**REQUEST**
Omitting the pictures, copy exactly each line from the one containing "Clone this diagram in TikZ." up to and including the one containing "(0,0) rectangle (447,626);".

(Data items)
[BEGIN]

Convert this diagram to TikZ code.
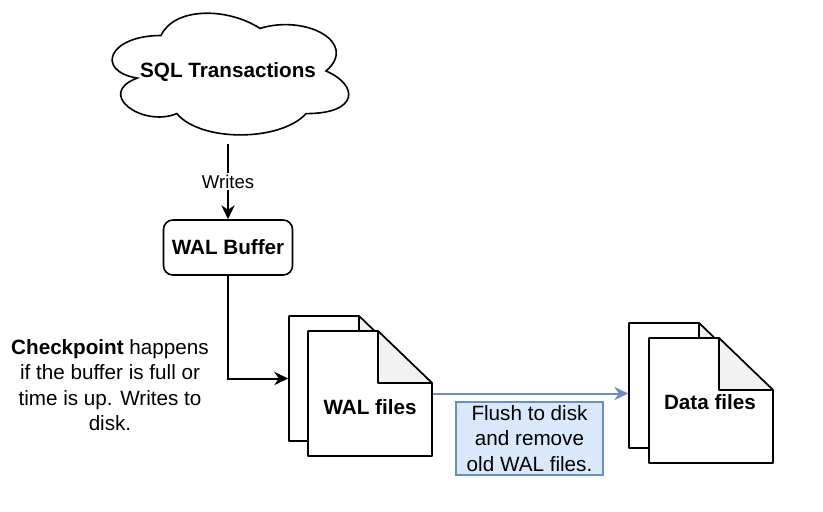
\documentclass[tikz,border=0pt]{standalone}
\usepackage{fontspec}
\setmainfont{Liberation Sans}
\usetikzlibrary{arrows.meta}
\definecolor{flushfill}{HTML}{DAE8FC}
\definecolor{flushline}{HTML}{6C8EBF}
\definecolor{foldgray}{HTML}{F2F2F2}
\begin{document}
\begin{tikzpicture}[x=0.75pt,y=-0.75pt,line width=1.2pt,
  txt/.style={font=\fontsize{15.5}{19}\selectfont},
  page/.style={fill=white,draw=black,line join=round},
  fold/.style={fill=foldgray,draw=black,line join=round},
  tip/.style={line width=1.5pt,-{Stealth[length=10.5pt,width=10pt,inset=3.5pt]}}]
\useasboundingbox (0,0) rectangle (823,511);
%cloud
\begin{scope}[shift={(95,0)},x=198pt,y=-106.5pt]
\draw[fill=white] (0.25,0.25) .. controls (0.05,0.25) and (0,0.5) .. (0.16,0.55)
  .. controls (0,0.66) and (0.18,0.9) .. (0.31,0.8)
  .. controls (0.4,1) and (0.7,1) .. (0.8,0.8)
  .. controls (1,0.8) and (1,0.6) .. (0.875,0.5)
  .. controls (1,0.3) and (0.8,0.1) .. (0.625,0.2)
  .. controls (0.5,0.05) and (0.3,0.05) .. cycle;
\end{scope}
\node (sql) [txt,minimum width=198pt,minimum height=106.5pt] at (228,72) {\textbf{SQL Transactions}};
\node (buf) [txt,draw,rounded corners=7pt,minimum width=96.75pt,minimum height=41.25pt] at (228,247.5) {\textbf{WAL Buffer}};
%WAL files
\begin{scope}[shift={(308,331)}]
\draw[page] (-19,-15) -- (51,-15) -- (105,37) -- (105,110) -- (-19,110) -- cycle;
\draw[fold] (51,-15) -- (51,37) -- (105,37) -- cycle;
\draw[page] (0,0) -- (70,0) -- (124,52) -- (124,125) -- (0,125) -- cycle;
\draw[fold] (70,0) -- (70,52) -- (124,52) -- cycle;
\end{scope}
\node (walback) [minimum width=93pt,minimum height=93.75pt] at (351,378.5) {};
\node (walfront) [minimum width=93pt,minimum height=93.75pt] at (370,393.5) {};
\node (walname) [txt] at (370,407) {\textbf{WAL files}};
%Data files
\begin{scope}[shift={(649,338)}]
\draw[page] (-20,-15) -- (50,-15) -- (104,37) -- (104,110) -- (-20,110) -- cycle;
\draw[fold] (50,-15) -- (50,37) -- (104,37) -- cycle;
\draw[page] (0,0) -- (70,0) -- (124,52) -- (124,125) -- (0,125) -- cycle;
\draw[fold] (70,0) -- (70,52) -- (124,52) -- cycle;
\end{scope}
\node (databack) [minimum width=93pt,minimum height=93.75pt] at (691,385.5) {};
\node (dataname) [txt] at (710,402) {\textbf{Data files}};
%connectors
\draw[tip] (sql.south) -- node (writes) [fill=white,inner sep=1.5pt,font=\fontsize{13.9}{16}\selectfont] {Writes} (buf.north);
\draw[tip] (buf.south) |- (walback.west);
\draw[tip,draw=flushline,fill=flushline] (walfront.east) -- (walfront.east -| databack.west);
\node (chk) [txt,align=center] at (110,385) {\textbf{Checkpoint} happens\\if the buffer is full or\\time is up. Writes to\\disk.};
\node (flush) [txt,align=center,fill=flushfill,draw=flushline,minimum width=110.25pt,minimum height=54.75pt,inner sep=0pt] at (529.5,438.5) {Flush to disk\\and remove\\old WAL files.};
\end{tikzpicture}
\end{document}
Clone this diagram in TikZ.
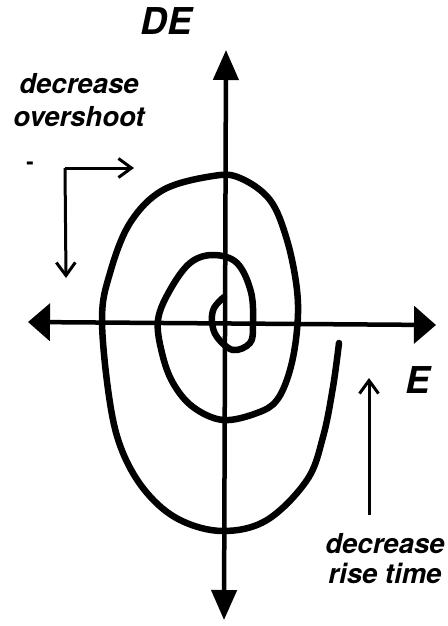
\documentclass[tikz,border=0pt]{standalone}
\usepackage{fontspec}
\setmainfont{TeX Gyre Heros}
\usetikzlibrary{arrows.meta}

\tikzset{
  axisline/.style={line width=4.5pt},
  spiralline/.style={line width=6.5pt, line cap=round, line join=round},
  hintarrow/.style={line width=3pt, -{Straight Barb[length=13pt,width=19pt,line width=3pt]}},
  bigtip/.style={font=\fontsize{37}{37}\selectfont\bfseries\itshape, inner sep=0pt},
  hinttext/.style={font=\fontsize{27.5}{33}\selectfont\bfseries\itshape, align=center, inner sep=0pt}
}

\begin{document}
\begin{tikzpicture}[x=1pt, y=-1pt]
  \useasboundingbox (0,0) rectangle (447,626);

  % axes
  \coordinate (yTop) at (226,50);
  \coordinate (yBot) at (224,620);
  \coordinate (xLeft) at (28,322);
  \coordinate (xRight) at (436,325);
  \draw[axisline, {Triangle[length=30pt,width=25pt]}-{Triangle[length=30pt,width=25pt]}] (yBot) -- (yTop);
  \draw[axisline, {Triangle[length=22pt,width=37pt]}-{Triangle[length=22pt,width=37pt]}] (xLeft) -- (xRight);

  % phase plane trajectory
  \draw[spiralline] plot[smooth, tension=0.6] coordinates {
    (224,297) (214,308) (212,322) (217,337) (233,350) (250,343) (253,325)
    (251,292) (237,263) (213,255) (190,263) (170,290) (158,320) (162,353)
    (173,383) (193,407) (223,420) (257,413) (277,400) (290,370) (297,330)
    (297,290) (287,240) (270,200) (240,178) (213,176) (163,190) (130,223)
    (110,273) (102,320) (110,403) (123,453) (147,493) (180,520) (223,531)
    (267,520) (307,480) (323,437) (333,387) (339,343)};

  % axis labels
  \node[bigtip] (lblDE) at (166,21) {DE};
  \node[bigtip] (lblE) at (418,380) {E};

  % overshoot hint
  \node[hinttext] (lblOver) at (79,100) {decrease\\overshoot};
  \node[font=\fontsize{22}{22}\selectfont\bfseries, inner sep=0pt] (stray) at (30,166) {-};
  \coordinate (knee) at (65,168);
  \coordinate (overRight) at (134,168);
  \coordinate (overDown) at (66,278);
  \draw[hintarrow] (knee) -- (overRight);
  \draw[hintarrow] (knee) -- (overDown);

  % rise time hint
  \node[hinttext, font=\fontsize{27.5}{30}\selectfont\bfseries\itshape] (lblRise) at (385,559) {decrease\\rise time};
  \coordinate (riseFoot) at (369,515);
  \coordinate (riseTip) at (369,378);
  \draw[hintarrow] (riseFoot) -- (riseTip);
\end{tikzpicture}
\end{document}
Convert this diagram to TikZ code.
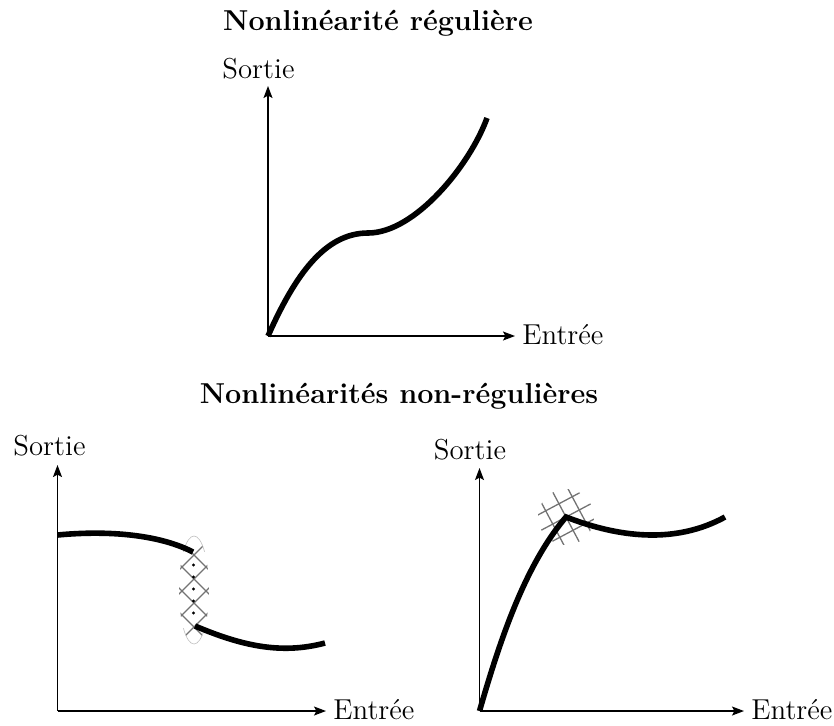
\documentclass[tikz,border=0pt]{standalone}
\usepackage{fontspec}
\usetikzlibrary{arrows.meta}
\begin{document}
\begin{tikzpicture}[x=0.5pt,y=-0.5pt,
  axis/.style={line width=0.6pt,-{Stealth[length=6pt,width=4.5pt,inset=1.2pt]}},
  curve/.style={line width=2.8pt},
  hatch/.style={draw=black!55,line width=0.65pt},
  faint/.style={draw=black!25,line width=0.3pt},
  lbl/.style={font=\Large,inner sep=0pt,anchor=base},
  ttl/.style={font=\Large\bfseries,inner sep=0pt,anchor=base}]
\useasboundingbox (0,0) rectangle (834,725);

% ---------- top: regular nonlinearity ----------
\coordinate (o1) at (268,336);
\coordinate (y1) at (268,86);
\coordinate (x1) at (515,336);
\coordinate (p1) at (368,233);
\coordinate (q1) at (487,118);
\node[ttl] (t1) at (378,30) {Nonlinéarité régulière};
\node[lbl] (s1) at (258.5,78) {Sortie};
\node[lbl,anchor=base west] (e1) at (522,344) {Entrée};
\draw[axis] (o1) -- (y1);
\draw[axis] (o1) -- (x1);
\draw[curve] (o1) .. controls (295,275) and (325,233) .. (p1)
                  .. controls (415,233) and (470,165) .. (q1);

% ---------- titles ----------
\node[ttl] (t2) at (399,403) {Nonlinéarités non-régulières};

% ---------- bottom left: discontinuity ----------
\coordinate (o2) at (57.5,711);
\coordinate (y2) at (57.5,465);
\coordinate (x2) at (326,711);
\coordinate (a2) at (57.5,535);
\coordinate (b2) at (193,552);
\coordinate (c2) at (195,626);
\coordinate (d2) at (325,643);
\coordinate (h2) at (194,590);
\node[lbl] (s2) at (49.5,455) {Sortie};
\node[lbl,anchor=base west] (e2) at (333,719) {Entrée};
\draw[axis] (o2) -- (y2);
\draw[axis] (o2) -- (x2);
\begin{scope}
  \clip (h2) ellipse [x radius=7.5pt, y radius=27pt];
  \foreach \k in {0,...,5} {
    \draw[hatch] (154,{531+24*\k+40}) -- (234,{531+24*\k-40});
    \draw[hatch] (154,{531+24*\k-40}) -- (234,{531+24*\k+40});
  }
\end{scope}
\draw[faint] ([shift={(45:7.5pt and 27pt)}]h2) arc[start angle=45,end angle=135,x radius=7.5pt,y radius=27pt];
\draw[faint] ([shift={(225:7.5pt and 27pt)}]h2) arc[start angle=225,end angle=315,x radius=7.5pt,y radius=27pt];
\foreach \k in {1,...,5} \fill (193.5,{553+12*\k}) circle[radius=0.8pt];
\draw[curve] (a2) .. controls (110,530) and (160,535) .. (b2);
\draw[curve] (c2) .. controls (240,645) and (280,655) .. (d2);

% ---------- bottom right: kink ----------
\coordinate (o3) at (479.5,711);
\coordinate (y3) at (479.5,468);
\coordinate (x3) at (744,711);
\coordinate (k3) at (566,517);
\coordinate (f3) at (725,517);
\node[lbl] (s3) at (470,459) {Sortie};
\node[lbl,anchor=base west] (e3) at (751,719) {Entrée};
\draw[axis] (o3) -- (y3);
\draw[axis] (o3) -- (x3);
\begin{scope}
  \clip (k3) circle[radius=14pt];
  \begin{scope}[shift={(k3)},rotate=28]
    \foreach \d in {-15,0,15} {
      \draw[hatch] (-30,\d) -- (30,\d);
      \draw[hatch] (\d,-30) -- (\d,30);
    }
  \end{scope}
\end{scope}
\draw[curve,line join=miter] (o3) .. controls (500,640) and (525,565) .. (k3)
                  .. controls (600,530) and (665,550) .. (f3);
\end{tikzpicture}
\end{document}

[END]

**RESPONSE**
Clone this diagram in TikZ.
\documentclass[tikz,border=0pt]{standalone}
\usepackage{fontspec}
\setmainfont{TeX Gyre Heros}
\usetikzlibrary{arrows.meta}

\tikzset{
  axisline/.style={line width=4.5pt},
  spiralline/.style={line width=6.5pt, line cap=round, line join=round},
  hintarrow/.style={line width=3pt, -{Straight Barb[length=13pt,width=19pt,line width=3pt]}},
  bigtip/.style={font=\fontsize{37}{37}\selectfont\bfseries\itshape, inner sep=0pt},
  hinttext/.style={font=\fontsize{27.5}{33}\selectfont\bfseries\itshape, align=center, inner sep=0pt}
}

\begin{document}
\begin{tikzpicture}[x=1pt, y=-1pt]
  \useasboundingbox (0,0) rectangle (447,626);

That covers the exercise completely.